Mesmo com as semelhanças aparentes entre os dois casos, dois ministros ouvidos pelo GLOBO afirmaram que o caso não influencia diretamente no destino de Battisti, no eventual julgamento de algum recurso da defesa. Para esses ministros, o presidente da República tem total liberdade para extraditar ou expulsar um estrangeiro. Ainda mais porque o governo brasileiro nunca concedeu asilo a ele.

No processo, a defesa do italiano argumenta que a autorização de permanência no Brasil concedida por Lula não pode ser revogada por outro presidente da República. Para a Procuradoria-Geral da República (PGR) e para a Advocacia-Geral da União (AGU), o ato pode ser revisado por governantes posteriores.

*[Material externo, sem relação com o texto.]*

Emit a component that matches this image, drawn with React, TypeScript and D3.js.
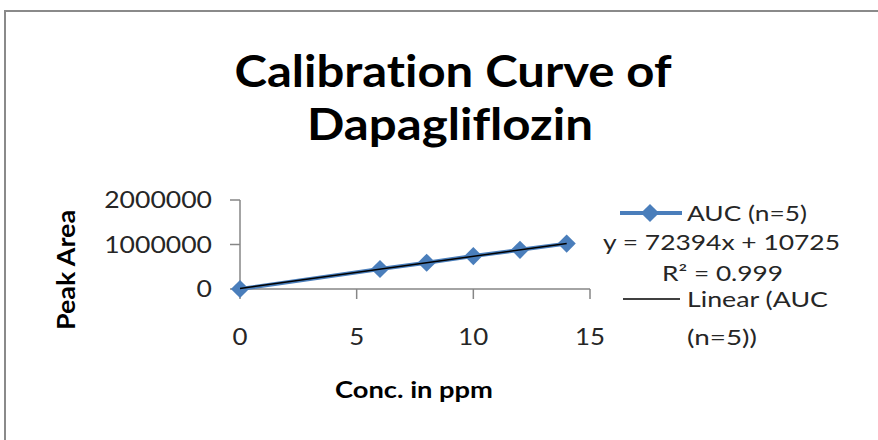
import React from "react";
import * as d3 from "d3";

// calibration data
const conc = [0, 6, 8, 10, 12, 14];
const peakArea = [0, 450000, 590000, 740000, 880000, 1020000];
const xTicks = [0, 5, 10, 15];
const yTicks = [0, 1000000, 2000000];
const slope = 72394;
const intercept = 10725;

const W = 878;
const H = 440;
const FONT = "Lato, 'Open Sans', sans-serif";
const BLUE = "#4a7ebb";
const AXIS = "#868686";

const App = () => {
    const x = d3.scaleLinear().domain([0, 15]).range([240, 590]);
    const y = d3.scaleLinear().domain([0, 2000000]).range([289, 200]);

    const points = conc.map((c, i) => ({ c, v: peakArea[i] }));
    const line = d3.line<{ c: number; v: number }>()
        .x(d => x(d.c))
        .y(d => y(d.v));
    const trend = [0, 14].map(c => ({ c, v: slope * c + intercept }));
    const diamond = d3.symbol().type(d3.symbolSquare).size(165)();

    return (
        <svg width={W} height={H}
            style={{ position: "absolute", left: 0, top: 0, fontVariantLigatures: "none", fontFeatureSettings: "'liga' 0" }}>
            <rect x={0} y={0} width={W} height={H} fill="#fff" />
            <rect x={5} y={11} width={W + 20} height={H + 20} fill="none" stroke="#8a8a8a" strokeWidth={2} />

            {/* title */}
            <g fontFamily={FONT} fontWeight="bold" fontSize={44} textAnchor="middle" fill="#000">
                <text x={453} y={87} textLength={437} lengthAdjust="spacingAndGlyphs">Calibration Curve of</text>
                <text x={450} y={140} textLength={286} lengthAdjust="spacingAndGlyphs">Dapagliflozin</text>
            </g>

            {/* axes */}
            <g stroke={AXIS} strokeWidth={1.5}>
                <line x1={x(0)} x2={x(0)} y1={y(2000000)} y2={y(0)} />
                {yTicks.map(t => (
                    <line key={t} x1={x(0) - 10} x2={x(0)} y1={y(t)} y2={y(t)} />
                ))}
                <line x1={x(0)} x2={x(15)} y1={y(0)} y2={y(0)} />
                {xTicks.map(t => (
                    <line key={t} x1={x(t)} x2={x(t)} y1={y(0)} y2={y(0) + 10} />
                ))}
            </g>
            <g fontFamily={FONT} fontSize={23} fill="#262626">
                {yTicks.map(t => (
                    <text key={t} x={212} y={y(t) + 8} textAnchor="end"
                        textLength={String(t).length * 15.4} lengthAdjust="spacingAndGlyphs">{t}</text>
                ))}
                {xTicks.map(t => (
                    <text key={t} x={x(t)} y={345} textAnchor="middle"
                        textLength={String(t).length * 15} lengthAdjust="spacingAndGlyphs">{t}</text>
                ))}
            </g>

            {/* axis titles */}
            <g fontFamily={FONT} fontWeight="bold" fill="#000">
                <text x={414} y={398} fontSize={22} textAnchor="middle" textLength={158} lengthAdjust="spacingAndGlyphs">Conc. in ppm</text>
                <text transform="translate(75,270) rotate(-90)" fontSize={24} textAnchor="middle"
                    textLength={120} lengthAdjust="spacingAndGlyphs">Peak Area</text>
            </g>

            {/* series */}
            <path d={line(points) ?? ""} fill="none" stroke={BLUE} strokeWidth={4} />
            {points.map(p => (
                <path key={p.c} d={diamond ?? ""} fill={BLUE}
                    transform={`translate(${x(p.c)},${y(p.v)}) rotate(45)`} />
            ))}
            <path d={line(trend) ?? ""} fill="none" stroke="#000" strokeWidth={1.5} />

            {/* legend + trend label */}
            <line x1={620} x2={682} y1={213} y2={213} stroke={BLUE} strokeWidth={4} />
            <path d={diamond ?? ""} fill={BLUE} transform="translate(650,213) rotate(45)" />
            <line x1={623} x2={680} y1={299} y2={299} stroke="#000" strokeWidth={1.5} />
            <g fontFamily={FONT} fontSize={21} fill="#262626">
                <text x={687} y={221} textLength={120} lengthAdjust="spacingAndGlyphs">AUC (n=5)</text>
                <text x={603} y={250} textLength={237} lengthAdjust="spacingAndGlyphs">y = 72394x + 10725</text>
                <text x={662} y={281} textLength={121} lengthAdjust="spacingAndGlyphs">R² = 0.999</text>
                <text x={687} y={307} textLength={141} lengthAdjust="spacingAndGlyphs">Linear (AUC</text>
                <text x={687} y={345} textLength={70} lengthAdjust="spacingAndGlyphs">(n=5))</text>
            </g>
        </svg>
    );
};

export default App;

Battisti foi condenado à prisão perpétua na Itália e, em 2004, fugiu para o Brasil. Em 2007, ele foi preso para responder ao processo de extradição movido pela Itália. O ex-ativista conseguiu a liberdade em dezembro de 2010, em um dos últimos atos do governo Lula.

No ano passado, a defesa do italiano apresentou petição ao STF para informar que ele estava “se reaproximando de sua antiga companheira”, Priscila Luana Pereira, com quem tem um filho de cinco anos. Priscila, por sua vez, enviou uma carta ao tribunal “narrando a aflição que possui sobre eventual extradição” do companheiro, considerando “a dependência econômica e afetiva de seu filho”.

Os advogados anexaram comprovantes de depósitos para a mãe do menino para demonstrar que Battisti “vem se esforçando para sustentar o seu filho”. Os depósitos variam entre R$ 200 e R$ 350 mensais. Priscila pediu que o tribunal deixasse Battisti ficar no Brasil.